Travelling as an Intergenerational Familyby Emma Longden
One of the best things about having my children young is that both my mum and my nan are involved with the children’s lives. My nan, who is now in her late eighties, helped out with my eldest when he was a baby and I was in my last year of university, and my mum looks after the children now whilst I am working. However, we don’t just see them when we need child-care, both my mum and my nan have come away on holiday with our family over the past few years and it is amazing to be able to make memories with them and the children.
Three years ago, we went away to Spain during half term and it remains the children’s favourite holiday. Not only did we go with my mum and nan but we also met up with my nan’s brother and his wife, who have a holiday home in the next town, whilst out there as well. It was lovely for the children to get to know their extended family.
More recently, we went on a mini-break to Scotland in February and took my mum along with us. Luckily, as we are a family of five, we have a seven-seater car, which allows us to travel together around the UK, which cuts travel costs. It does tend to get expensive when staying in hotels, as we are unable to all stay in one room, but opting for self-catering accommodation, like the lodge we stayed at whilst in the Scottish Highlands, helps to keep the price of the stay down.
[Read more: Involving Grandparents from an Early Stage]
We have been away to Disneyland Paris, not just with my mum but with my brother and sister and my aunt and her children too. We are a close-knit family, and it is so nice to enjoy experiences together. When my husband and I got married in Santorini in 2017, it was really good to be able to have some of our family out there with us. My nan even acted as my bridesmaid, which was so lovely.

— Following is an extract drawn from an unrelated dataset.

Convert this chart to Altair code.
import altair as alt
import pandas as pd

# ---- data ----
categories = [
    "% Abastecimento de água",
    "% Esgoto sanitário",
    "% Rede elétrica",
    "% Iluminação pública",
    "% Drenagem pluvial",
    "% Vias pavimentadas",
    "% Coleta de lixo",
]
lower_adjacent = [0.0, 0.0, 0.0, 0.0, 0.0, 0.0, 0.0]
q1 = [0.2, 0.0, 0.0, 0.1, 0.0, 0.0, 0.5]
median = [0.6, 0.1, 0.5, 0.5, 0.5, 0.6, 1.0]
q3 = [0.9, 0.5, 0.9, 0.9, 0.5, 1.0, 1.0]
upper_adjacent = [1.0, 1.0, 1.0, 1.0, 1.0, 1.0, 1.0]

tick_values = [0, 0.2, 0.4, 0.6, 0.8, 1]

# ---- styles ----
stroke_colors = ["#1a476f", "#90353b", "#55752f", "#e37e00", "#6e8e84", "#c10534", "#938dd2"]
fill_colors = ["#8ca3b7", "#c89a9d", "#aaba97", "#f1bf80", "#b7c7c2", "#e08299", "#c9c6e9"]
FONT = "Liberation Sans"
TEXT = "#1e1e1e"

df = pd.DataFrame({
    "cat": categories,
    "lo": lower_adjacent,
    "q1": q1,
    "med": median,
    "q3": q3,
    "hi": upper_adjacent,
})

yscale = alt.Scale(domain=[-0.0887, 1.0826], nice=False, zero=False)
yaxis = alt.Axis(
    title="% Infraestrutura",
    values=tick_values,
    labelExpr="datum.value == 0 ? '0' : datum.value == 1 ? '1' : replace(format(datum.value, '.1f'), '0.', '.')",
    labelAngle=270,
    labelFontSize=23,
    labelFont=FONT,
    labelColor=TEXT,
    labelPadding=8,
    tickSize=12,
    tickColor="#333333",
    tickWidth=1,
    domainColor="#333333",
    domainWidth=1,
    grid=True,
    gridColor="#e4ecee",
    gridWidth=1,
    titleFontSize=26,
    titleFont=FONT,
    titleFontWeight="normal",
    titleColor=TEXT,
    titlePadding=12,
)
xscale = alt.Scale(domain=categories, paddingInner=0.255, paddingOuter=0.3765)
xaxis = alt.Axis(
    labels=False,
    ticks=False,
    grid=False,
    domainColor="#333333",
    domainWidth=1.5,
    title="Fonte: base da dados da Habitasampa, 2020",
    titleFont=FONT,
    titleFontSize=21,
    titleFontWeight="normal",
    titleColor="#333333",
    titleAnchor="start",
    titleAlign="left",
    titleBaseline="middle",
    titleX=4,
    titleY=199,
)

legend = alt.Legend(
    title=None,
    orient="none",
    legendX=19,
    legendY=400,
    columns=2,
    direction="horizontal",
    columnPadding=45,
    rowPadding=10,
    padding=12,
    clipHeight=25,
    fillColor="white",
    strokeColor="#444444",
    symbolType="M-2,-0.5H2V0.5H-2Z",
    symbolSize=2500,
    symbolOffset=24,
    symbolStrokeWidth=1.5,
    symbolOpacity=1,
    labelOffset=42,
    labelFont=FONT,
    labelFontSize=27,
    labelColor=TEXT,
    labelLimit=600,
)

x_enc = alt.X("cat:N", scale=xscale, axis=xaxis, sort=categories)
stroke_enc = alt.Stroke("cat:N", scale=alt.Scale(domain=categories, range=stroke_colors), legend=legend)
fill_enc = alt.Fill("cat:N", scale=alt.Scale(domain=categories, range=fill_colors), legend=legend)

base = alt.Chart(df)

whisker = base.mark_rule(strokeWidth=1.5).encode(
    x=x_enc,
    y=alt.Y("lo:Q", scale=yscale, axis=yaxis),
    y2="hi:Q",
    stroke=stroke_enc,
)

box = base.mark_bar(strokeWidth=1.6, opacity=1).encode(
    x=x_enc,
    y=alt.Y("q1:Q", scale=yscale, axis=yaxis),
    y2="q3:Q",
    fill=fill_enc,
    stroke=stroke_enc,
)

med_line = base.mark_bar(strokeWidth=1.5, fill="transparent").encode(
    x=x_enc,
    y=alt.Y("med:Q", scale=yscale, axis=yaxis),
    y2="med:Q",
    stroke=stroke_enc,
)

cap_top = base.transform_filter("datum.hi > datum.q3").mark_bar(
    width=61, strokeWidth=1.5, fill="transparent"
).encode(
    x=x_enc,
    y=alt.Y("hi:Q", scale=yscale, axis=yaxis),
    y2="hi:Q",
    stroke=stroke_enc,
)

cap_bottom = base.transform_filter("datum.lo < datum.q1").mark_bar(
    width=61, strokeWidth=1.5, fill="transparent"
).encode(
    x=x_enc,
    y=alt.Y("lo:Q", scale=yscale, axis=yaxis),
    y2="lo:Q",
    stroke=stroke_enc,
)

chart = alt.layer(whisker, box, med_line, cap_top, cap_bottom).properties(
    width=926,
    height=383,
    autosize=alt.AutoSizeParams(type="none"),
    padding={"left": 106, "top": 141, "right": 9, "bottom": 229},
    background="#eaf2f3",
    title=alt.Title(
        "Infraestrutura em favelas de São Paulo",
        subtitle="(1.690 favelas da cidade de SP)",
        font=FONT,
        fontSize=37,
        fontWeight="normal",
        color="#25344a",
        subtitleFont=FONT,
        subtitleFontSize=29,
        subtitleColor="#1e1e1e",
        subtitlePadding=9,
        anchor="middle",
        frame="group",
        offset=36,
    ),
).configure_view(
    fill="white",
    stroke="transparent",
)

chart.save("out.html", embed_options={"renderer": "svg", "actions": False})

My mum and dad split up when I was a toddler, and we went away a lot with my nan and grandad when I was young, so it’s nice to do the same with my own children now. Going away as an intergenerational family means that we experience a different range of actives, which is fantastic for the children. Rather than sticking to activity centres and theme parks, we have National Trust and English Heritage memberships and always make sure to visit their venues when we travel in the UK. We also get out in nature and go for walks, as this is something my mum enjoys. I feel like it is giving the children a varied upbringing, which can’t be a bad thing.

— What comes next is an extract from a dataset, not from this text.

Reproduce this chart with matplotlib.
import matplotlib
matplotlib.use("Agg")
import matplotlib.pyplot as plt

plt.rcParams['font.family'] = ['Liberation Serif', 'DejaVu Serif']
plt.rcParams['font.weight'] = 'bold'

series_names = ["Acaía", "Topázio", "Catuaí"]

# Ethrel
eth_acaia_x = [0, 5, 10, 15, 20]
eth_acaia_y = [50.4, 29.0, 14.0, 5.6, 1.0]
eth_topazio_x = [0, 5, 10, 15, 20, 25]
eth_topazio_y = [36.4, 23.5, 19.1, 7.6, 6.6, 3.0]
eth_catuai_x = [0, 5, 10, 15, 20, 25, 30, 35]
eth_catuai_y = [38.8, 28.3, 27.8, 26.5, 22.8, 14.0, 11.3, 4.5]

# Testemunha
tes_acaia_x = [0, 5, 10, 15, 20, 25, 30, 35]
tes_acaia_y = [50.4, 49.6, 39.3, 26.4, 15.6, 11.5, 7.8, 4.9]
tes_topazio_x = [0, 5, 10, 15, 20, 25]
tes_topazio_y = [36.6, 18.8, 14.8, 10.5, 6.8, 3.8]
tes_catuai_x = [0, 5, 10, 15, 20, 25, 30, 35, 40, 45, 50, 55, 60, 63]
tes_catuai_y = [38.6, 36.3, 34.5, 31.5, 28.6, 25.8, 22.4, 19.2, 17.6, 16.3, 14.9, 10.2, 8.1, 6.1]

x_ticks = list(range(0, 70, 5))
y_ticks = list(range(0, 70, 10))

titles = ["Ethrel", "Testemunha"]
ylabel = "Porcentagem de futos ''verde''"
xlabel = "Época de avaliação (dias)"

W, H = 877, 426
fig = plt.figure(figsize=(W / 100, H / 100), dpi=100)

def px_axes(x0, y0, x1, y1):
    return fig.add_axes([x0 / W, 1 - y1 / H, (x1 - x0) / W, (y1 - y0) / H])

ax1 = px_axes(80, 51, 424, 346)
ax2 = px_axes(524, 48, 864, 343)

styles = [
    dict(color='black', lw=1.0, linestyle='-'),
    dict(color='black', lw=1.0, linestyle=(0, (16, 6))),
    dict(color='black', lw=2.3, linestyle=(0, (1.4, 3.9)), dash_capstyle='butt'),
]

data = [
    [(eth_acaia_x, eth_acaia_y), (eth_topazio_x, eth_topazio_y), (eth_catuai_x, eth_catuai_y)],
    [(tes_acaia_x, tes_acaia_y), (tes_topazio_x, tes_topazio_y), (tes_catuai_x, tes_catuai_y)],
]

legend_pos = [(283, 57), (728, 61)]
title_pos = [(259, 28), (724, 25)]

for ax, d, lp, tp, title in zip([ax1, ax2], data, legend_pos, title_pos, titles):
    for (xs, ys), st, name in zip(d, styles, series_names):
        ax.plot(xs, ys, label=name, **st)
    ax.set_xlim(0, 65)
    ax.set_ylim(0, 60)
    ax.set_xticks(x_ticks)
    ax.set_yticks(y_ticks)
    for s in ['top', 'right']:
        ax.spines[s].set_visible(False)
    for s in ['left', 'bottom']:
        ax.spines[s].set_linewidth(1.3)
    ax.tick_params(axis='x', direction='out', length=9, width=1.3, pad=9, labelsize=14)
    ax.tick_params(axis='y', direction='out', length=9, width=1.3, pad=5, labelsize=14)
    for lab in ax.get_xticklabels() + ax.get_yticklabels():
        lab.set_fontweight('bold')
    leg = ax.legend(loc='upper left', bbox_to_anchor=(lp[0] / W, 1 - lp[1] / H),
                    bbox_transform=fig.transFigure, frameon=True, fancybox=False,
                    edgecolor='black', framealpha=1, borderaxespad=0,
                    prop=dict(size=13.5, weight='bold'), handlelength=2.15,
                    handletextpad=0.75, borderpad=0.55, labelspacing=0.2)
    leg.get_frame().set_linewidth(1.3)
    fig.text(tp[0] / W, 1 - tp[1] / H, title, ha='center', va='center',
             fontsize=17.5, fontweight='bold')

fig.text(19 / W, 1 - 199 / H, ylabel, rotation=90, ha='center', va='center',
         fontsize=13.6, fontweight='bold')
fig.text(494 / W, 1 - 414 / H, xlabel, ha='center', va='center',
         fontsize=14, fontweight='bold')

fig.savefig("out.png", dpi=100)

Now my nan is older, it is sometimes challenging for her to take part in some of the activities we do, but she still enjoys holidays with the children, whether it’s a week in the Lake District or a breakaway in Italy. I know that both the children and I will look back fondly on the trips we have taken with her as they grow up. Making memories travelling together is amazing and something I would highly recommend to those who don’t already go away with older relatives.